Intrastat. A taxable person that trades with other EU countries must complete statistical reports, known as Intrastat, if the value of either its sales or purchases of goods exceeds certain thresholds. The applicable form, which must be submitted to the Central Statistical Bureau of the Republic of Latvia, depends on the threshold prescribed for acquisitions and supplies, respectively. The following are the Intrastat thresholds, effective from 1 January 2016:
- EUR180,000 for intra-Community acquisitions (if this threshold is met, Intrastat 1A must be submitted)
- 5 million for intra-Community acquisitions (if this threshold is met, Intrastat 1B must be submitted)
- EUR130,000 for intra-Community supplies (if this threshold is met, Intrastat 2A must be submitted)

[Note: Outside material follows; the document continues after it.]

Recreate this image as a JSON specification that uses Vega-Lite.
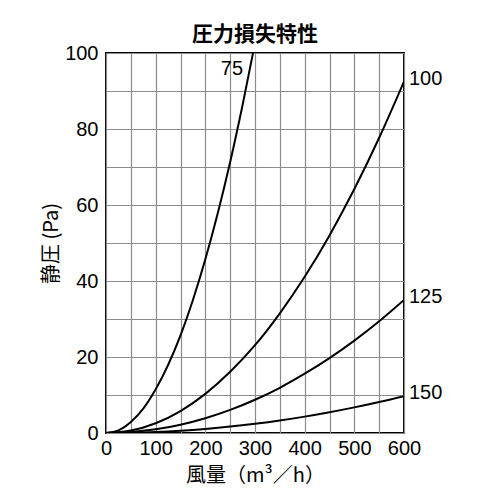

- EUR4 million for intra-Community supplies (if this threshold is met, Intrastat 2B must be submitted)
The Intrastat return must generally be submitted on a monthly basis. The submission deadline is the 10th day of the month following the return period.
Penalties may be imposed for late, missing or inaccurate declarations.
EU Sales Lists and EU Purchase Lists. If a taxable person makes intra-Community supplies of goods and services in a return period, it must submit an EU Sales List (ESL) to the State Revenue Service. An ESL must be submitted as an appendix to the VAT return.
ESLs must be submitted electronically on a calendar monthly basis by the 20th day following the end of the month.
If a taxable person makes intra-Community acquisitions of goods and services in a return period, it must submit an EU Purchase List (EPL) listing intra-Community acquisitions of goods and services to the State Revenue Service. The EPL must be submitted as an appendix to the VAT return.
EPLs must be submitted electronically on a calendar monthly basis by the 20th day following the end of the month.
Penalties may be imposed for late, missing or inaccurate ESLs and EPLs.